Em meio aos mais de 60 mil veículos que trafegam diariamente pela BR-163/364, em Mato Grosso, um homem carregando uma cruz com cinco metros de comprimento chama a atenção por onde passa. Nos últimos dias, a principal rota de escoamento da safra mato-grossense virou a via crucis do pernambucano Paulo Cícero de Lima, 56 anos, que veio de Itapevi (SP) e pretende chegar aos Estados Unidos.
Paulo tem como companhia a cruz, uma sacola e a esperança de que conseguirá limpar o nome. Ele cumpriu 16 anos de prisão por latrocínio – roubo seguido de morte – mas alega ter sido vítima de uma falsa acusação. “Se eu não conseguir justiça no Brasil, vou conseguir nos Estados Unidos, onde tem órgãos competentes para isso. Eu não quero meu nome manchado, não posso aceitar isso”.

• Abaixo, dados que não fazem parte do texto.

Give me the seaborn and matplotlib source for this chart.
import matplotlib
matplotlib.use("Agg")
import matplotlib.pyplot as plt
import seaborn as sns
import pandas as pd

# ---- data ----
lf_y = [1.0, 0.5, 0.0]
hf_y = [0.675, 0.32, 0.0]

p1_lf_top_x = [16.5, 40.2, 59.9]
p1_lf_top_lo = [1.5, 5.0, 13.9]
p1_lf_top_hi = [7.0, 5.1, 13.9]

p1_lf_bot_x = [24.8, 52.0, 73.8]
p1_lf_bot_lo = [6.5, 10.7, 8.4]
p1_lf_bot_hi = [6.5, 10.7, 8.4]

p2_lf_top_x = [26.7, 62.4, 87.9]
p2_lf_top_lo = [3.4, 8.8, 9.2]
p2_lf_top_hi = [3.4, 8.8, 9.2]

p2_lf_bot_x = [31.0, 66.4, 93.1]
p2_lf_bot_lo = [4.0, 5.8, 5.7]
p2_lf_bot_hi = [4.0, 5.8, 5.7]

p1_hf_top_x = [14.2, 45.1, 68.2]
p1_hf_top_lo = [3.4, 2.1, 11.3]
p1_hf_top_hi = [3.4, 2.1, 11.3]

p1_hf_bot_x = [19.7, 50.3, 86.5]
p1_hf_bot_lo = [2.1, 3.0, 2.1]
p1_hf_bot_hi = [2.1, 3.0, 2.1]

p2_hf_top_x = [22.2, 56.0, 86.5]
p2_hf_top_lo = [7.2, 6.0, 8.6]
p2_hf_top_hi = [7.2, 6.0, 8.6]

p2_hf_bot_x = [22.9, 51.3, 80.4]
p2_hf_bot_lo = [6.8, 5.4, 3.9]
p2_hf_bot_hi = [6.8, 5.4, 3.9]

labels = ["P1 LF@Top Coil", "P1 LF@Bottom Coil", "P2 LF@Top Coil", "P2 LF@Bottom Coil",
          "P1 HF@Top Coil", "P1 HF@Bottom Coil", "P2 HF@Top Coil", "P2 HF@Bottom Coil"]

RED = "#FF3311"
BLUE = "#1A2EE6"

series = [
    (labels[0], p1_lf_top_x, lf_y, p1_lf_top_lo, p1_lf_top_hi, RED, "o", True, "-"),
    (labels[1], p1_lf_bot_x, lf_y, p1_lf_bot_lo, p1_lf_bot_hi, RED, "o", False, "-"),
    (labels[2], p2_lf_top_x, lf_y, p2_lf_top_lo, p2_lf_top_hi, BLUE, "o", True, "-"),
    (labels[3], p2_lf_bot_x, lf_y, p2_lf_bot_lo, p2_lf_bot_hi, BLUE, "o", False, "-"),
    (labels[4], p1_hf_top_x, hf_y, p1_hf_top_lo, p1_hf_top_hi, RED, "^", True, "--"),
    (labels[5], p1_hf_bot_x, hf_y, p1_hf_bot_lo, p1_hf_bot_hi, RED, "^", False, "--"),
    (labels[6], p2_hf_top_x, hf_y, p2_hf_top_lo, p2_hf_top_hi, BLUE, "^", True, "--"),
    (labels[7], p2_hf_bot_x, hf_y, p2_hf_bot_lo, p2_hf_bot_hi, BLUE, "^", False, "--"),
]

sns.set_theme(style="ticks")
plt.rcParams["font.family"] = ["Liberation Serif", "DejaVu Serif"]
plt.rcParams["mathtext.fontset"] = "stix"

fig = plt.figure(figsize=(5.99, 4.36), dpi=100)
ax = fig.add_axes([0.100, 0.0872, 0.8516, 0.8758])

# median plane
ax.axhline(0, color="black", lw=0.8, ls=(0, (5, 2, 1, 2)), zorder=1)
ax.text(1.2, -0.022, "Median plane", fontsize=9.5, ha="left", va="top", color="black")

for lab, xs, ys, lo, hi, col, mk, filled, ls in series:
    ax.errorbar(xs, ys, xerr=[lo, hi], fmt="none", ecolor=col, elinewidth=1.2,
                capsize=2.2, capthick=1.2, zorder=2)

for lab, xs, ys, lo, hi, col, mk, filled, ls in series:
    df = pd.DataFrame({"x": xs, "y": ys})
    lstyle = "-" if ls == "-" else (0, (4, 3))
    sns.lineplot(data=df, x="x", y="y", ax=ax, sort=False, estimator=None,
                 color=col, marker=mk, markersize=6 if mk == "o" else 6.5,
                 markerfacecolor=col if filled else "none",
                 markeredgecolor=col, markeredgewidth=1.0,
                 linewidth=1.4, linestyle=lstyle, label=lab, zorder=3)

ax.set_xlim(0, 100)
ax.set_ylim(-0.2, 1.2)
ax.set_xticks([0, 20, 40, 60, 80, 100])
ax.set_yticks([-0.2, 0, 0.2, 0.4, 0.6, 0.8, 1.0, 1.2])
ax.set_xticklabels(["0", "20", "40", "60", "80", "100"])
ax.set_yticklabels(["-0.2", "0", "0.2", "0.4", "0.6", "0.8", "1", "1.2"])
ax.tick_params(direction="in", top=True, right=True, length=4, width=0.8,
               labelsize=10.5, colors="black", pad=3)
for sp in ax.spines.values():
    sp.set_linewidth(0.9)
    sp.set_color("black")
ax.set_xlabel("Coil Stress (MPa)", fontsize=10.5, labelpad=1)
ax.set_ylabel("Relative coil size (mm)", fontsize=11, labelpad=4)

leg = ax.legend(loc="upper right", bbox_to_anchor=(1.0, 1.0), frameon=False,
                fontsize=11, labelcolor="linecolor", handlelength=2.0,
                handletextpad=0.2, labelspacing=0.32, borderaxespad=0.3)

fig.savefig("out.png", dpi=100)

O viajante relata que começou a peregrinação após ter sonhos recorrentes carregando uma cruz na frente e sendo seguido por várias pessoas. “Achei que estava louco, mas entendi o que o sonho queria me dizer. Era o início da minha luta por Justiça. Aquelas pessoas que me seguiam em sonho, são todas essas que hoje querem saber a minha história. E acredito que vou conseguir Justiça”.
Natural de Canhotinho, interior do Pernambuco, pai de quatro filhos e avô de dez netos, Paulo está livre há cerca de dez anos. Esta é a segunda viagem do romeiro. Na primeira, Paulo partiu de São Paulo e foi até Trindade, em Goiás. O percurso, segundo ele, durou um mês.

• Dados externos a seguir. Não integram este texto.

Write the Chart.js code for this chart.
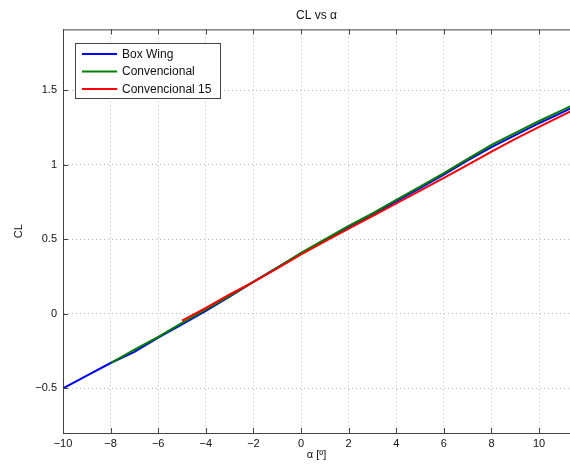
<!DOCTYPE html>
<html>
<head>
<meta charset="utf-8">
<script src="https://cdn.jsdelivr.net/npm/chart.js@4"></script>
<style>
  html, body { margin: 0; padding: 0; background: #fff; }
  #wrap { width: 570px; height: 465px; }
</style>
</head>
<body>
<div id="wrap"><canvas id="clChart" width="570" height="465"></canvas></div>
<script>
// angle of attack [deg]
const alpha = [-10, -9, -8, -7, -6, -5, -4, -3, -2, -1, 0, 1, 2, 3, 4, 5, 6, 7, 8, 9, 10, 11, 12]
const boxWing = [-0.50, -0.415, -0.33, -0.255, -0.16, -0.07, 0.02, 0.115, 0.215, 0.31, 0.405, 0.495, 0.58, 0.665, 0.755, 0.845, 0.935, 1.03, 1.12, 1.20, 1.28, 1.355, 1.43]
const convencional = [null, null, -0.33, -0.24, -0.155, -0.06, 0.03, 0.12, 0.215, 0.31, 0.41, 0.50, 0.59, 0.675, 0.765, 0.855, 0.945, 1.04, 1.135, 1.215, 1.295, 1.37, 1.445]
const convencional15 = [null, null, null, null, null, -0.045, 0.04, 0.13, 0.215, 0.305, 0.40, 0.487, 0.573, 0.657, 0.742, 0.827, 0.913, 1.00, 1.09, 1.175, 1.255, 1.335, 1.41]
const xTicks = [-10, -8, -6, -4, -2, 0, 2, 4, 6, 8, 10]
const yTicks = [-0.5, 0, 0.5, 1, 1.5]

const FONT = '"Liberation Sans", Arial, sans-serif'
const toPts = ys => alpha.map((a, i) => ({x: a, y: ys[i]})).filter(p => p.y !== null)

const series = [
    {label: 'Box Wing', data: boxWing, color: '#0000ff', order: 2},
    {label: 'Convencional', data: convencional, color: '#008000', order: 1},
    {label: 'Convencional 15', data: convencional15, color: '#ff0000', order: 0}
]

// matlab style: inner ticks, top border, legend box in the corner
const matlabBits = {
    id: 'matlabBits',
    afterDraw(chart) {
        const c = chart.ctx
        const a = chart.chartArea
        const xs = chart.scales.x, ys = chart.scales.y
        c.save()
        c.strokeStyle = '#444'
        c.lineWidth = 1
        c.beginPath()
        c.moveTo(a.left, a.top + 0.5); c.lineTo(a.right, a.top + 0.5)
        xTicks.forEach(t => {
            const px = Math.round(xs.getPixelForValue(t)) + 0.5
            c.moveTo(px, a.bottom); c.lineTo(px, a.bottom - 5)
            c.moveTo(px, a.top); c.lineTo(px, a.top + 5)
        })
        yTicks.forEach(t => {
            const py = Math.round(ys.getPixelForValue(t)) + 0.5
            c.moveTo(a.left, py); c.lineTo(a.left + 5, py)
        })
        c.stroke()

        // legend
        const lx = 75.5, ly = 43.5, lw = 145, lh = 55
        c.fillStyle = '#fff'
        c.fillRect(lx, ly, lw, lh)
        c.strokeStyle = '#444'
        c.strokeRect(lx, ly, lw, lh)
        c.font = '12px ' + FONT
        c.textBaseline = 'middle'
        series.forEach((s, i) => {
            const y = 54 + i * 17.5
            c.strokeStyle = s.color
            c.lineWidth = 2
            c.beginPath(); c.moveTo(82, y); c.lineTo(117, y); c.stroke()
            c.fillStyle = '#111'
            c.fillText(s.label, 122, y + 0.5)
        })
        c.restore()
    }
}

const ctx = document.getElementById('clChart')
new Chart(ctx, {
    type: 'line',
    data: {
        datasets: series.map(s => ({
            label: s.label,
            data: toPts(s.data),
            borderColor: s.color,
            backgroundColor: s.color,
            borderWidth: 2,
            pointRadius: 0,
            tension: 0,
            order: s.order
        }))
    },
    options: {
        responsive: false,
        animation: false,
        layout: {padding: 0},
        plugins: {
            legend: {display: false},
            tooltip: {enabled: false},
            title: {
                display: true,
                text: 'CL vs α',
                fullSize: false,
                color: '#111',
                font: {family: FONT, size: 12, weight: 'normal'},
                padding: {top: 8, bottom: 7}
            }
        },
        scales: {
            x: {
                type: 'linear',
                min: -10,
                max: 11.3,
                afterBuildTicks: s => { s.ticks = xTicks.map(v => ({value: v})) },
                afterFit: s => { s.height = 32 },
                ticks: {
                    color: '#111',
                    font: {family: FONT, size: 11},
                    padding: 4,
                    maxRotation: 0,
                    callback: v => String(v).replace('-', '\u2212')
                },
                grid: {color: '#bbb', drawTicks: false, tickLength: 0},
                border: {color: '#444', width: 1, dash: [1, 3]},
                title: {
                    display: true,
                    text: 'α [º]',
                    color: '#111',
                    font: {family: FONT, size: 11},
                    padding: {top: 0, bottom: 3}
                }
            },
            y: {
                type: 'linear',
                min: -0.8,
                max: 1.91,
                afterBuildTicks: s => { s.ticks = yTicks.map(v => ({value: v})) },
                afterFit: s => { s.width = 63 },
                ticks: {
                    color: '#111',
                    font: {family: FONT, size: 11},
                    padding: 6,
                    callback: v => String(v).replace('-', '\u2212')
                },
                grid: {color: '#bbb', drawTicks: false, tickLength: 0},
                border: {color: '#444', width: 1, dash: [1, 3]},
                title: {
                    display: true,
                    text: 'CL',
                    color: '#111',
                    font: {family: FONT, size: 11},
                    padding: {top: 12, bottom: 0}
                }
            }
        }
    },
    plugins: [matlabBits]
})
</script>
</body>
</html>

A segunda caminhada teve início em 16 de agosto de 2016. Desde que chegou em Mato Grosso pela BR-163, em 1º de fevereiro deste ano, sua viagem tem sido monitorada pelas equipes da Rota do Oeste.

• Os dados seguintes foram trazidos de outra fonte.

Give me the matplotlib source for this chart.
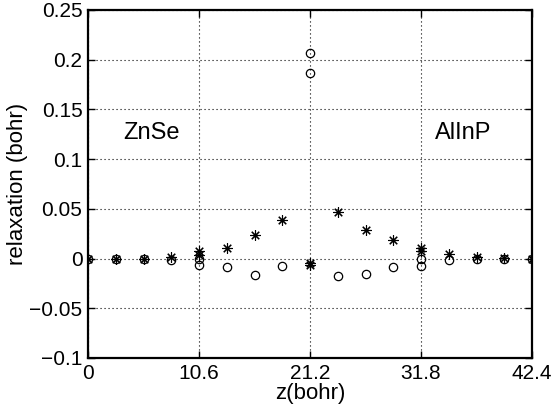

A primeira vez que foi visto na rodovia estava ferido, mas não quis atendimento. Ele ainda manca. Conta que quebrou o pé, mas não se recorda bem o que aconteceu. “Eu estava muito concentrado na viagem e só queria andar, andar, andar. Só me recordo que quebrei o pé em Brasília”.
O diretor de Operações, Fernando Milléo, destaca que a “aventura” de Paulo não é recomendada por motivos de segurança, mas entende que trata-se de uma questão pessoal. “A rodovia é ambiente para veículos, muitas vezes pesados, o que faz com que os riscos sejam elevados. A prática não é recomendada, portanto. Ainda assim, cumprimos nosso papel de resguardar a segurança de quem passa pela BR-163 e monitoramos a caminhada de Paulo, realizando sinalização para resguardar a sua saúde e a de quem passa pela via. Esperamos que sua passagem pelo Mato Grosso seja tranquila”.
Sem nenhum dinheiro para custear a viagem, o ‘romeiro’ conta com ajudas pontuais por onde passa. Ele relata que não tem como se sentir sozinho com tanta gente querendo a sua atenção. Um oferece água, o outro dá a refeição, alguns querem tirar fotos. “Fui ganhando muitos amigos por onde passo e já sinto saudade de todos eles”.
Na BR-364, já no perímetro urbano de Cuiabá, o proprietário de um restaurante, José Edson Nogueira, 53 anos, fez questão de servir o almoço de Paulo. Para não atrapalhar a viagem, arrumou tudo em uma marmita e o entregou para que se alimentasse na hora quisesse. Garrafas de água também surgem de várias mãos por onde passa.
“Viajando pela rodovia já presenciei muita gente pagando promessa e sempre quis ajudar, mas nunca foi possível parar. Já recebi muitas graças na vida e hoje estou tendo a chance de retribuir ajudando ele”, relata o comerciante.